La survie de la cour impériale était menacée. D’autant que l’immobilisme imbécile de cette dernière ne faisait qu’accélérer le tremblement de terre qui déjà ébranlait le pays et dont les ondes commençaient à atteindre les couches les plus reculées de la paysannerie.

Les multiples soulèvements des paysans qui se rangèrent un temps derrière les Taiping firent apparaître de larges failles au sein de la population. L’historien John Fairbank décrit « des rangées de paysans, le corps plié en deux et les chevilles enfoncées dans l’eau boueuse, [qui] se déplac[ent] à reculons, étape après étape, le long des terrasses de culture. […] probablement la plus grande dépense d’énergie musculaire à l’œuvre sur terre. […] Une fois établie, cette économie ne pouvait que gagner son propre mouvement d’inertie et s’y tenir. »4

Mais l’équilibre était rompu, laissant une paysannerie exténuée et avide de terre face à des propriétaires fonciers et des fonctionnaires d’État toujours plus exigeants de produits de la terre et d’impôts.

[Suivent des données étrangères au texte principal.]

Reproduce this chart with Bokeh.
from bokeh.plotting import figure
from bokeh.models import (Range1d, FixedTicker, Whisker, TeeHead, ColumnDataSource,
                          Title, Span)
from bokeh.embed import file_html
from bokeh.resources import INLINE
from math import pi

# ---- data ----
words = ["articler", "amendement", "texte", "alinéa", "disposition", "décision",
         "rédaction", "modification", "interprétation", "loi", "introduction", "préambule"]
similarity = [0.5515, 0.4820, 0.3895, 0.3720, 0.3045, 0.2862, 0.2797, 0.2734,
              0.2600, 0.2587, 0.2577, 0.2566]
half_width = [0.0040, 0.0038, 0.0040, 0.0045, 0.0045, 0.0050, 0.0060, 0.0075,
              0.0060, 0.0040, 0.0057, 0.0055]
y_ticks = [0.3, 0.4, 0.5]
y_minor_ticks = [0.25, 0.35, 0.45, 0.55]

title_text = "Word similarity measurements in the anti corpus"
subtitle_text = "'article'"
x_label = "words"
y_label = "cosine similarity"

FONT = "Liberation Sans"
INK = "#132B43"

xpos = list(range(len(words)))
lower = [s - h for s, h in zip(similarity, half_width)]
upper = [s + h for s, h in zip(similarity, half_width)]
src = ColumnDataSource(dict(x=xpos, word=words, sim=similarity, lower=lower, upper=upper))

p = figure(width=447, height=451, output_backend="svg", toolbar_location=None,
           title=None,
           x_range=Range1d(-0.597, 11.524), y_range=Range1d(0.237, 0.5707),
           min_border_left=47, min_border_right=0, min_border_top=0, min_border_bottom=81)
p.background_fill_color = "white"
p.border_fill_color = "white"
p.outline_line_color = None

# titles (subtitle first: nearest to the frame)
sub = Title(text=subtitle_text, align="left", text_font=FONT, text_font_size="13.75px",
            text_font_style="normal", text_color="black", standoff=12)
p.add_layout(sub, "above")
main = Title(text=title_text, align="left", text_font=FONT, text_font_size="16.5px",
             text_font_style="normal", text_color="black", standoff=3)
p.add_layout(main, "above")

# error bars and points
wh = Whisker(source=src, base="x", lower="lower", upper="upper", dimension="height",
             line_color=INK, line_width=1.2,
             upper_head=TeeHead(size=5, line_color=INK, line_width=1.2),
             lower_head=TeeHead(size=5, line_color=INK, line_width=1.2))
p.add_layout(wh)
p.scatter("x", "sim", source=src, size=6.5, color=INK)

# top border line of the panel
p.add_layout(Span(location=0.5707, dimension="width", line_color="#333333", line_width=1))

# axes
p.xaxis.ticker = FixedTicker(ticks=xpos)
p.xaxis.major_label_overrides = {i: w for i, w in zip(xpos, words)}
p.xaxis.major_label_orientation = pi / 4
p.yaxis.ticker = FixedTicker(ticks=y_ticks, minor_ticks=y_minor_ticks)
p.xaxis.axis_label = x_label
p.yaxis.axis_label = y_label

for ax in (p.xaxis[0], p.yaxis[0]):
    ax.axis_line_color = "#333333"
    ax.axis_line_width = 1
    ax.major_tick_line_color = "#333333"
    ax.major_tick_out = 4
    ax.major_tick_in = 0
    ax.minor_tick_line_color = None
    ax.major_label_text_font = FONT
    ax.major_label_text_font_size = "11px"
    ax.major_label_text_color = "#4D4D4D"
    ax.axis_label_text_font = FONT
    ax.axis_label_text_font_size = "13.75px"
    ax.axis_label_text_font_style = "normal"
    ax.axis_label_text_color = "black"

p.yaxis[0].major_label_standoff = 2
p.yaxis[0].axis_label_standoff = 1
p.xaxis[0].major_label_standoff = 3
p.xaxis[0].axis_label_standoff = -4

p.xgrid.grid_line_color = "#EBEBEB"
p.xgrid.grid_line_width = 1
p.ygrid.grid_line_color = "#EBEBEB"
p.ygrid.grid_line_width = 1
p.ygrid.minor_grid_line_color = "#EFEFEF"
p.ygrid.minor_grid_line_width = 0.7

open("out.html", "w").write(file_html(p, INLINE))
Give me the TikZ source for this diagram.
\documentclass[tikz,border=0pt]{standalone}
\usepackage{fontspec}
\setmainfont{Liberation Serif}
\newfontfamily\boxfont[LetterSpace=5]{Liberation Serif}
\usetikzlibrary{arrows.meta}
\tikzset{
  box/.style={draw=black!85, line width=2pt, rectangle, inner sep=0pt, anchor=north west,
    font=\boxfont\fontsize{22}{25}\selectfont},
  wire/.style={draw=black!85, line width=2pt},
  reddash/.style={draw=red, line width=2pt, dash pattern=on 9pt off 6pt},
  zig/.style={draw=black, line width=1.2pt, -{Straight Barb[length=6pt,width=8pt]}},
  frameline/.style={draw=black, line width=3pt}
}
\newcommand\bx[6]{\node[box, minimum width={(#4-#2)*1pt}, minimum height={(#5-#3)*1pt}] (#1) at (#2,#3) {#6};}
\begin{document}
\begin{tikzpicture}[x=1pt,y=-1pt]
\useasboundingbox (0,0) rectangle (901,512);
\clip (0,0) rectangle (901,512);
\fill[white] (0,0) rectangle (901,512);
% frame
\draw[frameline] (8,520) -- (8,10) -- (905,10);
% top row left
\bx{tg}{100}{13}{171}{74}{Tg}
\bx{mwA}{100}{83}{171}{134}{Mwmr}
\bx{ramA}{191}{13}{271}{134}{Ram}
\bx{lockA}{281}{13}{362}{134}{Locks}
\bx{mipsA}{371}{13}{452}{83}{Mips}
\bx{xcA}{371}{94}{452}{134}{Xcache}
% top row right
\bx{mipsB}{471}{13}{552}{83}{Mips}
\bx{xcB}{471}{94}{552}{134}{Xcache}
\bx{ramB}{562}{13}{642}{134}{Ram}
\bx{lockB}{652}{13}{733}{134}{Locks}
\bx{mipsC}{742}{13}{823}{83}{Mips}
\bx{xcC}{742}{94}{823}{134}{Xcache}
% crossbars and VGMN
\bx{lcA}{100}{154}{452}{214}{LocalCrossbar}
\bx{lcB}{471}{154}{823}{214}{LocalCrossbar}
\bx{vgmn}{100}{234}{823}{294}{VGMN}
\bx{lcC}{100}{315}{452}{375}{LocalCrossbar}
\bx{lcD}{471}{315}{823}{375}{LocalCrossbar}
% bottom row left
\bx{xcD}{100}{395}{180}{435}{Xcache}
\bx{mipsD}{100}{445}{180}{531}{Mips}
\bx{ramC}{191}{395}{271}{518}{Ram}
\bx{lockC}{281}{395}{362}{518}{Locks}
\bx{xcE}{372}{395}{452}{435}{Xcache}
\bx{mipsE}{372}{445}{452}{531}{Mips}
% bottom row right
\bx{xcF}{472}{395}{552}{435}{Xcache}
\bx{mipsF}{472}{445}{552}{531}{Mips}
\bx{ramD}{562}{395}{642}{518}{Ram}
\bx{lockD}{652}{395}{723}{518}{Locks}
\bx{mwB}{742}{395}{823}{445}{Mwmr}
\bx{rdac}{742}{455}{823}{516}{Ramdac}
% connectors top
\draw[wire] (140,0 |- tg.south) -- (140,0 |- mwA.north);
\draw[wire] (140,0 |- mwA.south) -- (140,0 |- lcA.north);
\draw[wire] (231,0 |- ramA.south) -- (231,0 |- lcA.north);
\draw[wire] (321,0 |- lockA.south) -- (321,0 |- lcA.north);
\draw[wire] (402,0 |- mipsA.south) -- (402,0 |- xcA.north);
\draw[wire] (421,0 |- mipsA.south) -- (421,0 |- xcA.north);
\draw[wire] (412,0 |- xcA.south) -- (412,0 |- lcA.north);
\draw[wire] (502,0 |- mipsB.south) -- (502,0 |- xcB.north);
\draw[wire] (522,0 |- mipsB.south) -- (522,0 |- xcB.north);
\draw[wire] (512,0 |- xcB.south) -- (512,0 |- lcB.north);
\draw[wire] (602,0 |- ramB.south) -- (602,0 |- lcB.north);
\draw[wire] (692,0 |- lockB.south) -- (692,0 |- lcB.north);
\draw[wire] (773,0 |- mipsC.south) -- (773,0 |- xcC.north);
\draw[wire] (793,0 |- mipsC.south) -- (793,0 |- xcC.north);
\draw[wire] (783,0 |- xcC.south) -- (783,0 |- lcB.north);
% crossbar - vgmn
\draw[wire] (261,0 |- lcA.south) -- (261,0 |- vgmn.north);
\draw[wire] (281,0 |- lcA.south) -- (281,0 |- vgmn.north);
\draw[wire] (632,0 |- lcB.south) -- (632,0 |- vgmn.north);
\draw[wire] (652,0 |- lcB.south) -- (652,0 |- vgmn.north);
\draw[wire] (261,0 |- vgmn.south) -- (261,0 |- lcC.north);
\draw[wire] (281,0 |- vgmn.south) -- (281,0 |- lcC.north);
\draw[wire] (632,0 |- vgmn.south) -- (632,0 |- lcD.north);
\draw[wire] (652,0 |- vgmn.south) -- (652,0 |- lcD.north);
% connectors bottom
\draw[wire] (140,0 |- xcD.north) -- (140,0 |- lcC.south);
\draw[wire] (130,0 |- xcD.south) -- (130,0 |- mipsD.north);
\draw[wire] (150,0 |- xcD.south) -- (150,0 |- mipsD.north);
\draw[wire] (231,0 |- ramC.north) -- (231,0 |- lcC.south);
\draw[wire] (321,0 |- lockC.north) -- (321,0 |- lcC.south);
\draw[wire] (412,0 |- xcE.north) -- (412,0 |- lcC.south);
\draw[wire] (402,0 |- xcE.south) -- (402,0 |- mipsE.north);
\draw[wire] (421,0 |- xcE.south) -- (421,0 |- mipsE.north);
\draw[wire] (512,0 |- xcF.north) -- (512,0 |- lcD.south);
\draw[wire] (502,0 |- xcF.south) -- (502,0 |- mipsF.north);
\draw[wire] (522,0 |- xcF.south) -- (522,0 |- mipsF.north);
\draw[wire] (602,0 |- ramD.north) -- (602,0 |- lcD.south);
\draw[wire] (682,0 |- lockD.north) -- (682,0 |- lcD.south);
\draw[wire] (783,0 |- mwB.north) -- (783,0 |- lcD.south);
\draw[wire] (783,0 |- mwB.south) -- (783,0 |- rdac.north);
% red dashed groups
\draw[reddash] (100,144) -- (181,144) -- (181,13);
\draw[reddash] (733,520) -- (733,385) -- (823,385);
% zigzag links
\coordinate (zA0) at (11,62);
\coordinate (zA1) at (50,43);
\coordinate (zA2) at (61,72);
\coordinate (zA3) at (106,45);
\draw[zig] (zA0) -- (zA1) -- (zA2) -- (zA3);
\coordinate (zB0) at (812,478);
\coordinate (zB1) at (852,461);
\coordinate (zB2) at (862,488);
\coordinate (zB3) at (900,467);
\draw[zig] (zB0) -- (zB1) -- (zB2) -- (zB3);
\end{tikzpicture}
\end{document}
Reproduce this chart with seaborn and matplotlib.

Le pouvoir central étant défaillant, le respect des ancêtres devenait alors inopérant ! Les campagnes explosaient littéralement, treize ans de guérilla, près de trente millions de morts, le mouvement des Taiping sera un échec mais il aura ouvert l’ère des bouleversements en Chine. Donnant partiellement une réponse aux interrogations de Marx. Pour Marx, après les guerres de l’opium, la vieille momie de la Chine ne rentrait plus dans le sarcophage, le passé était révolu !

Même cet immense pays, peuplé de centaines de millions de paysans, attachés aveuglément à leur terre, reproduisant leur mode de vie immuablement depuis des millénaires, n’y pouvait rien. Désormais, le capitalisme était aux commandes avec son commerce agressif, ses guerres de rapine, son surarmement moderne et démesuré.

Une ère de bouleversements, de guerres et de révolutions s’ouvrait. La Chine, malgré une résistance acharnée, se trouvait forcée de rentrer dans le monde contemporain.

15 janvier 2025

1Karl Marx, New York Daily Tribune, 20 septembre 1858. Martin était le trésorier du consulat britannique en Chine et membre du Conseil législatif à Hong-Kong.

 

2Rosa Luxemburg, L’accumulation du capital, 1913 (ch. 28 : L’introduction de l’économie marchande).

 

3Karl Marx, « La révolution en Chine et en Europe », New York Daily Tribune, 14 juin 1853.

 

4John K. Fairbank, Histoire de la Chine. Des origines à nos jours, Tallandier, 2013.